Johan Commelin (Aug 12 2024 at 06:30):
import Mathlib
namespace question
variable {a b c x y z: ℝ}
variable (h₀ : a > 0 ∧ b > 0 ∧ c > 0) (h₁ : a + b > c ∧ a + c > b ∧ b + c > a)
variable (hx : x = √ b + √ c - √ a) (hy : y = √ c + √ a - √ b) (hz : z = √ a + √ b - √ c)
variable (x y z :ℝ)
noncomputable abbrev g : ℝ := (x - y) * (x - z) / (4 * x ^ 2)

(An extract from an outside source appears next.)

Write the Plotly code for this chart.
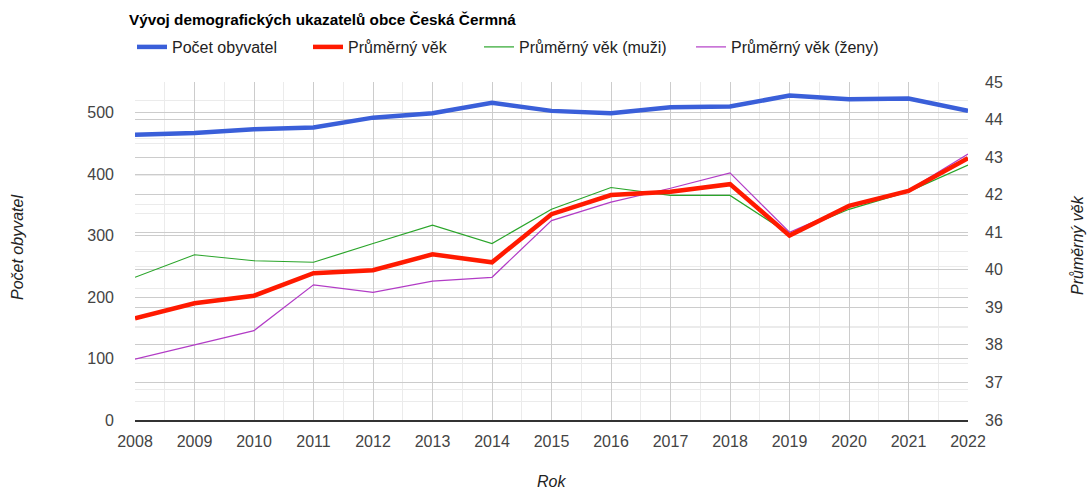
import plotly.graph_objects as go

years = list(range(2008, 2023))
pocet_obyvatel = [464, 467, 473, 476, 492, 499, 516, 503, 499, 509, 510, 528, 522, 523, 503]
prumerny_vek = [38.71, 39.11, 39.31, 39.91, 39.99, 40.41, 40.20, 41.48, 41.99, 42.08, 42.28, 40.91, 41.70, 42.10, 42.97]
prumerny_vek_muzi = [39.80, 40.40, 40.24, 40.20, 40.70, 41.19, 40.70, 41.61, 42.19, 41.98, 41.98, 40.95, 41.61, 42.08, 42.79]
prumerny_vek_zeny = [37.62, 38.00, 38.38, 39.60, 39.40, 39.70, 39.80, 41.31, 41.80, 42.17, 42.58, 41.00, 41.68, 42.12, 43.08]
left_ticks = [0, 100, 200, 300, 400, 500]

title_text = "Vývoj demografických ukazatelů obce Česká Čermná"
FONT = "Arial, 'Liberation Sans', sans-serif"

fig = go.Figure()
fig.add_trace(go.Scatter(x=years, y=prumerny_vek_zeny, name="Průměrný věk (ženy)", mode="lines",
                         line=dict(color="#b23cc6", width=1.2), yaxis="y2", legend="legend4"))
fig.add_trace(go.Scatter(x=years, y=prumerny_vek_muzi, name="Průměrný věk (muži)", mode="lines",
                         line=dict(color="#2aa52a", width=1.2), yaxis="y2", legend="legend3"))
fig.add_trace(go.Scatter(x=years, y=prumerny_vek, name="Průměrný věk", mode="lines",
                         line=dict(color="#ff1a00", width=4.5), yaxis="y2", legend="legend2"))
fig.add_trace(go.Scatter(x=years, y=pocet_obyvatel, name="Počet obyvatel", mode="lines",
                         line=dict(color="#3a5fd9", width=4.5), yaxis="y", legend="legend"))

W = 833.0
H = 338.0
def lx(px):
    return (px - 135) / W
def ly(py):
    return (420 - py) / H

leg_common = dict(orientation="h", yanchor="middle", y=ly(47), xanchor="left",
                  font=dict(family=FONT, size=16, color="#222"), bgcolor="rgba(0,0,0,0)",
                  itemwidth=30, tracegroupgap=0)

fig.update_layout(
    width=1087, height=492,
    margin=dict(l=135, r=119, t=82, b=72),
    paper_bgcolor="white", plot_bgcolor="white",
    font=dict(family=FONT, size=16, color="#444"),
    showlegend=True,
    legend=dict(x=lx(132), **leg_common),
    legend2=dict(x=lx(308), **leg_common),
    legend3=dict(x=lx(479), **leg_common),
    legend4=dict(x=lx(691), **leg_common),
    xaxis=dict(range=[2008, 2022], tickmode="linear", tick0=2008, dtick=1,
               showgrid=True, gridcolor="#cccccc", gridwidth=1,
               minor=dict(dtick=0.5, showgrid=True, gridcolor="#ebebeb"),
               showline=True, linecolor="#333333", linewidth=1.5,
               ticks="", zeroline=False, ticklabelstandoff=6,
               tickfont=dict(family=FONT, size=16, color="#444")),
    yaxis=dict(range=[0, 550], tickvals=left_ticks,
               showgrid=True, gridcolor="#cccccc",
               minor=dict(tickvals=[50, 150, 250, 350, 450, 550], showgrid=True, gridcolor="#ebebeb"),
               zeroline=False, ticks="", ticklabelstandoff=20,
               tickfont=dict(family=FONT, size=16, color="#444")),
    yaxis2=dict(range=[36, 45], overlaying="y", side="right", tickmode="linear", tick0=36, dtick=1,
                showgrid=True, gridcolor="#cccccc",
                minor=dict(dtick=0.5, showgrid=True, gridcolor="#ebebeb"),
                zeroline=False, ticks="", ticklabelstandoff=16,
                tickfont=dict(family=FONT, size=16, color="#444")),
    annotations=[
        dict(text="<b>" + title_text + "</b>", xref="paper", yref="paper", x=lx(127), y=ly(20),
             xanchor="left", yanchor="middle", showarrow=False,
             font=dict(family=FONT, size=15.3, color="#000")),
        dict(text="<i>Počet obyvatel</i>", xref="paper", yref="paper", x=lx(18), y=ly(248),
             xanchor="center", yanchor="middle", textangle=-90, showarrow=False,
             font=dict(family=FONT, size=16, color="#222")),
        dict(text="<i>Průměrný věk</i>", xref="paper", yref="paper", x=lx(1077), y=ly(245),
             xanchor="center", yanchor="middle", textangle=-90, showarrow=False,
             font=dict(family=FONT, size=16, color="#222")),
        dict(text="<i>Rok</i>", xref="paper", yref="paper", x=lx(551), y=ly(481),
             xanchor="center", yanchor="middle", showarrow=False,
             font=dict(family=FONT, size=16, color="#222")),
    ],
)

fig.write_html("out.html")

--√ (b+c-a)/(√ b + √ c - √ a)
theorem question_lemma : (g x y z) + (g z x y) + (g y z x) ≥ 0 := by
wlog hxyz : x ≤ y ∧ x ≤ z generalizing x y z with H1
. push_neg at hxyz
by_cases hxy : x ≤ y
· have hzx := (hxyz hxy).le
have := H1 z x y ⟨hzx, hzx.trans hxy⟩
linarith
push_neg at hxy
by_cases hyz : y ≤ z
· have := H1 y z x ⟨hyz, hxy.le⟩
linarith
push_neg at hyz
have := H1 z x y ⟨hyz.le.trans hxy.le, hyz.le⟩
. sorry
end question
Johan Commelin (Aug 12 2024 at 06:30):
It would be nice if we had better tooling for the cyclic permutation argument
Last updated: May 02 2025 at 03:31 UTC